The past 14 months are somewhat a blur. Ana is thriving with you on her shoulder. Mom and I miss you every minute of every day. It’s not easy living without you. It’s brutal. We are doing it. Most people don’t know how we do it. Fuck, I have no idea either. We’ve met so many people who cry the way we cry. We all just keep moving forward because doing anything else is an insult to our kids. Two days before you died, you wrote us all letters. We already knew the level of your love. You left us with a guide for life. How to carry without you in the physical. I read it once. How you had the strength to complete this task, I will never know. You are a true force in this world.
My health was a source of major concern to you. Well, I am logging my meals. I hope to soon be on an environmentally CLEAN diet. I am exercising every day. Uncle Ben is sufficiently kicking my butt. By the way, he’s selling us out and moving back to Cali. Punk. I don’t need to ask you to keep watching over us. You’ve never let us down before and won’t start now. I hope to be skinny soon! It’s with your inspiration to be better for mom and Ana.
Tonight we will honor you with a wonderful dinner at Aunt Hallie’s. Ana is going to see Alex and Tess. Your friends, I’m sure, will celebrate your life around the world. Your cousins and family all love you so much and will all take some private time. You make me better. Every. Single. Day
Here’s a quick update on your cousins:
• Kyle-He’s in district 2 and working nights now. He’s now the 2nd tallest male cousin
• Erin- She’s back in CLE and teaching Aunt Kelly about the real issues in the world
• Tay Tay is working at the White House. Rumor has it, she’s really the president. She’d be a Vast improvement from 45 and 46.
• Schuyler is at THE Ohio State University. The environment is in her hands.
• Kendal is on her way to nationals. Please get her that win over Mission!
• Abby is applying to PA schools and killing it in Boston. We could use your help here too Jacob
• Ellie is applying for jobs. She’s going to be saving lives with Abby. They already are!
• Rachel is living her best life in Wisconsin. She is killing it
• Allison is graduating soon and heading to CHI. Please watch over her as she moves…. And tell her to visit Ana occasionally
• Molly is in Copenhagen. She said you visited her with the prettiest sky. She is confident but that doesn’t mean she doesn’t need you.
• Mac needs you more than you know. He’s going to college and lost that male role model.
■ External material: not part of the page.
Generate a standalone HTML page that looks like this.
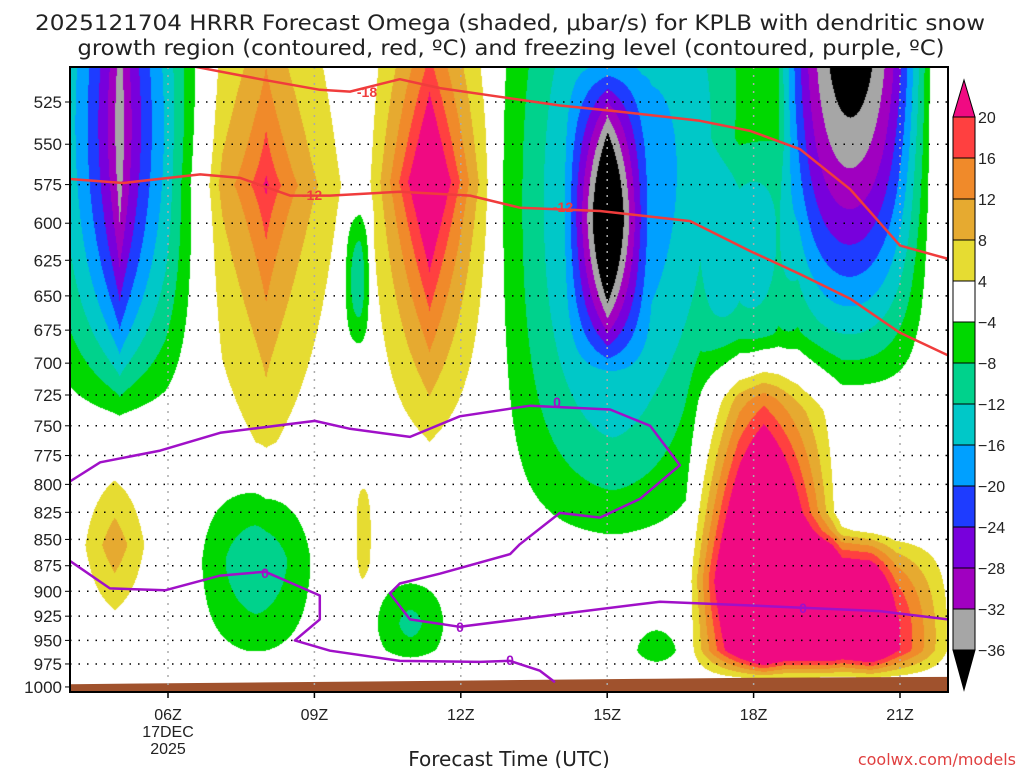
<!DOCTYPE html>
<html><head><meta charset="utf-8"><style>
html,body{margin:0;padding:0;background:#fff;}
#wrap{position:relative;width:1024px;height:768px;overflow:hidden;font-family:"Liberation Sans","DejaVu Sans",sans-serif;}
#field{position:absolute;left:70px;top:67px;}
#ov{position:absolute;left:0;top:0;}
</style></head><body>
<div id="wrap">
<canvas id="field" width="878" height="625"></canvas>
<svg id="ov" width="1024" height="768"></svg>
</div>
<script>
// ---- data ----
const pressureTicks=[525,550,575,600,625,650,675,700,725,750,775,800,825,850,875,900,925,950,975,1000];
const hourTicks=[6,9,12,15,18,21];
const hourTickLabels=["06Z","09Z","12Z","15Z","18Z","21Z"];
const levelValues=[20,16,12,8,4,-4,-8,-12,-16,-20,-24,-28,-32,-36];
const levelColors=["#f00a82","#ff4040","#f08a2a","#e6aa30","#e6dc32","#ffffff","#00d800","#00d28c","#00c8c8","#00a0ff","#1e3cff","#7800dc","#a000c0","#a6a6a6","#000000"];
// omega cells: hour, pressure, hour-radius, pressure-radius, peak, hour-shape, pressure-shape
const cellHour=[5.0,8.0,11.35,9.87,15.0,15.1,20.1,18.5,18.2,20.4,4.9,7.8,10.96,16.0,10.0,19.6,17.9];
const cellPres=[538,575,573,637,597,587,487,515,890,945,855,872,932,962,845,910,630];
const cellHourR=[2.1,2.06,1.42,0.35,0.9,2.6,1.6,2.8,1.6,1.8,0.95,1.5,1.0,0.7,0.25,1.3,1.0];
const cellPresR=[183,236,194,60,100,239,202,180,243,110,96,116,61,41,73,90,90];
const cellPeak=[-36,22,32,-11,-30,-20,-34,-8,55,30,11,-11,-9,-7,6,20,-9];
const cellKh=[0.7,0.7,0.85,2,0.8,1.5,2,2,1,1,1,1.5,1.5,1.5,2,1,2];
const cellKp=[2,0.7,0.8,2,1.5,2,1.5,2,1,2,1,1.5,1.5,1.5,2,1.5,2];
// DGZ (red) contours
const redHours18=[6.55,7.89,9.11,9.73,10.75,11.57,12.8,14.03,15.06,16.9,17.93,18.95,19.98,21.0,21.98];
const redPres18=[505,512,518,519,512,517,522,527,530,536,542,553,578,615,624];
const redHours12=[3.99,5.08,6.66,7.48,8.5,9.32,10.75,12.19,13.21,14.85,16.7,17.93,18.95,19.98,21.0,21.98];
const redPres12=[571.5,574,568.6,570.8,582,582,579.5,582,589.8,592,598.6,618.7,634.6,652,677,694];
// freezing level (purple)
const fzHoursA=[3.99,4.61,5.84,7.07,9.01,9.73,10.96,11.98,13.42,15.06,15.88,16.49,15.67,14.85,14.03,13.21,13.01,11.57,10.75,10.55,10.96,11.98,14.03,16.08,18.13,20.59,21.98];
const fzPresA=[797.5,780.8,770.8,755.8,746,752.5,759.2,742.2,733.6,736.7,750,783.3,812.9,829.8,825.5,854.6,863.9,882.7,892.3,902.1,928.3,935.9,922.9,910.4,914.6,919.8,928.3];
const fzHoursB=[3.99,4.81,5.94,7.07,7.99,9.11,9.11,8.6,9.32,10.75,12.39,13.01,13.62,13.93];
const fzPresB=[870.4,897.1,899,884.6,880.8,904.2,928.3,950,960.9,971.7,972.8,971.7,982.3,994.8];
const terrainHours=[4,8,12,16,18,22];
const terrainPres=[997,995,993,991,990,989];

// ---- axes ----
const X=h=>168+(h-6)*48.8;
const Y=p=>102+907.8*Math.log(p/525);
const PL=70,PT=67,PR=948,PB=692;

// ---- field ----
function g(t,k){t=Math.abs(t);return t>=1?0:1-Math.pow(t,k);}
function field(h,p){
  let v=0;
  for(let i=0;i<cellHour.length;i++){
    const a=g((h-cellHour[i])/cellHourR[i],cellKh[i]);
    if(a<=0)continue;
    const b=g(Math.log(p/cellPres[i])*cellPres[i]/cellPresR[i],cellKp[i]);
    v+=cellPeak[i]*a*b;
  }
  if(p>960){v*=Math.max(0,Math.min(1,(995-p)/35));}
  return v;
}
function hex(c){return [parseInt(c.substr(1,2),16),parseInt(c.substr(3,2),16),parseInt(c.substr(5,2),16)];}
const rgb=levelColors.map(hex);
function colorIdx(v){
  if(v>=20)return 0;if(v>=16)return 1;if(v>=12)return 2;if(v>=8)return 3;if(v>=4)return 4;
  if(v>-4)return 5;if(v>-8)return 6;if(v>-12)return 7;if(v>-16)return 8;if(v>-20)return 9;
  if(v>-24)return 10;if(v>-28)return 11;if(v>-32)return 12;if(v>-36)return 13;return 14;
}
const cv=document.getElementById('field');const ctx=cv.getContext('2d');
const W=cv.width,H=cv.height;const img=ctx.createImageData(W,H);
for(let j=0;j<H;j++){
  const p=525*Math.exp(((j+PT)-102)/907.8);
  for(let i=0;i<W;i++){
    const h=6+((i+PL)-168)/48.8;
    const c=rgb[colorIdx(field(h,p))];
    const o=(j*W+i)*4;img.data[o]=c[0];img.data[o+1]=c[1];img.data[o+2]=c[2];img.data[o+3]=255;
  }
}
ctx.putImageData(img,0,0);

// ---- overlay ----
const svg=document.getElementById('ov');const NS='http://www.w3.org/2000/svg';
function el(tag,attrs,parent){const e=document.createElementNS(NS,tag);for(const k in attrs)e.setAttribute(k,attrs[k]);(parent||svg).appendChild(e);return e;}
function txt(s,attrs){const e=el('text',attrs);e.textContent=s;return e;}

// terrain
let tp='M'+PL+','+PB;
for(let i=0;i<terrainHours.length;i++){tp+=' L'+X(terrainHours[i]).toFixed(1)+','+Y(terrainPres[i]).toFixed(1);}
tp+=' L'+PR+','+PB+' Z';
const terr=el('path',{d:tp,fill:'#a0522d'});



// grid
pressureTicks.forEach(p=>{
  const y=Y(p);
  if(p<1000){const gl=el('line',{x1:PL,x2:PR,y1:y,y2:y,stroke:'#000','stroke-width':1.5,'stroke-dasharray':'1.5,7'});
  
  }
  const t=el('line',{x1:PL-5,x2:PL,y1:y,y2:y,stroke:'#000','stroke-width':1});
  
  
  const lb=txt(String(p),{x:PL-8,y:y+6,'text-anchor':'end','font-size':17,fill:'#222'});
  
  
});
hourTicks.forEach((h,i)=>{
  const x=X(h);
  const gl=el('line',{x1:x,x2:x,y1:PT,y2:PB,stroke:'#aaa','stroke-width':1.5,'stroke-dasharray':'2,6'});
  
  
  const t=el('line',{x1:x,x2:x,y1:PB,y2:PB+6,stroke:'#000','stroke-width':1.5});
  
  
  const lb=txt(hourTickLabels[i],{x:x,y:720,'text-anchor':'middle','font-size':16,fill:'#222'});
  
  
});

function linePath(hs,ps){return hs.map((h,i)=>(i?'L':'M')+X(h).toFixed(1)+','+Y(ps[i]).toFixed(1)).join(' ');}
function clipLine(d,color,name){
  const pth=el('path',{d:d,fill:'none',stroke:color,'stroke-width':2.5,'clip-path':'url(#pc)','stroke-linejoin':'round'});
  
  
}
const defs=el('defs',{});const cp=el('clipPath',{id:'pc'},defs);el('rect',{x:PL,y:PT,width:PR-PL,height:PB-PT},cp);
clipLine(linePath(redHours18,redPres18),'#f03c3c','dgz-minus18-contour');
clipLine(linePath(redHours12,redPres12),'#f03c3c','dgz-minus12-contour');
clipLine(linePath(fzHoursA,fzPresA),'#a010c8','freezing-level-contour-a');
clipLine(linePath(fzHoursB,fzPresB),'#a010c8','freezing-level-contour-b');

function clabel(s,x,y,color,name){
  const t=txt(s,{x:x,y:y+5,'text-anchor':'middle','font-size':14,'font-weight':'bold',fill:color});
  
  
}
clabel('-18',367,92,'#f03c3c','label-minus18');
clabel('-12',312,195,'#f03c3c','label-minus12-a');
clabel('-12',563,207,'#f03c3c','label-minus12-b');
clabel('0',557,402,'#a010c8','label-zero-a');
clabel('0',460,627,'#a010c8','label-zero-b');
clabel('0',803,608,'#a010c8','label-zero-c');
clabel('0',265,573,'#a010c8','label-zero-d');
clabel('0',510,660,'#a010c8','label-zero-e');

const fr=el('rect',{x:PL,y:PT,width:PR-PL,height:PB-PT,fill:'none',stroke:'#000','stroke-width':2});



// colorbar
const cbX=953,cbW=22,cbTop=117,cbStep=41;
const tri1=el('polygon',{points:`${cbX},${cbTop} ${cbX+cbW},${cbTop} ${cbX+cbW/2},80`,fill:levelColors[0],stroke:'#000','stroke-width':1});


for(let i=1;i<levelColors.length-1;i++){
  const r=el('rect',{x:cbX,y:cbTop+(i-1)*cbStep,width:cbW,height:cbStep,fill:levelColors[i],stroke:'#000','stroke-width':1});
  
  
}
const cbBot=cbTop+(levelColors.length-2)*cbStep;
const tri2=el('polygon',{points:`${cbX},${cbBot} ${cbX+cbW},${cbBot} ${cbX+cbW/2},690`,fill:'#000',stroke:'#000','stroke-width':1});


levelValues.forEach((v,i)=>{
  const t=txt(v<0?'\u2212'+(-v):String(v),{x:978,y:cbTop+i*cbStep+6,'font-size':16,fill:'#222'});
  
  
});
</script>
<svg width="1024" height="768" style="position:absolute;left:0;top:0;pointer-events:none">
<text x="510" y="30" text-anchor="middle" font-size="21" fill="#222" textLength="950" lengthAdjust="spacingAndGlyphs" font-family="DejaVu Sans, Liberation Sans, sans-serif">2025121704 HRRR Forecast Omega (shaded, μbar/s) for KPLB with dendritic snow</text>
<text x="511" y="55" text-anchor="middle" font-size="21" fill="#222" textLength="867" lengthAdjust="spacingAndGlyphs" font-family="DejaVu Sans, Liberation Sans, sans-serif">growth region (contoured, red, ºC) and freezing level (contoured, purple, ºC)</text>
<text x="168" y="737" text-anchor="middle" font-size="16" fill="#222" font-family="Liberation Sans, sans-serif">17DEC</text>
<text x="168" y="754" text-anchor="middle" font-size="16" fill="#222" font-family="Liberation Sans, sans-serif">2025</text>
<text x="509" y="766" text-anchor="middle" font-size="20" fill="#222" font-family="DejaVu Sans, Liberation Sans, sans-serif">Forecast Time (UTC)</text>
<text x="1016" y="765" text-anchor="end" font-size="16" fill="#e04040" font-family="DejaVu Sans, Liberation Sans, sans-serif">coolwx.com/models</text>
</svg>
</body></html>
Please teach him your humility without humiliation. He’s kind of screwed with me as his only other male role model behind Jamie.
• Sweet Ana is never away from your heart. Please continue to comfort her when she’s sad. Oh, and feel free to let any boys that come around what you can do still!
• Phoebe, Charlie, and Coco Chanel – They see you. Hug them.
• Maddie and Laine- They miss you so much. It’s been rough on them. Comfort them please
Happy Birthday Sweet Prince. I love you!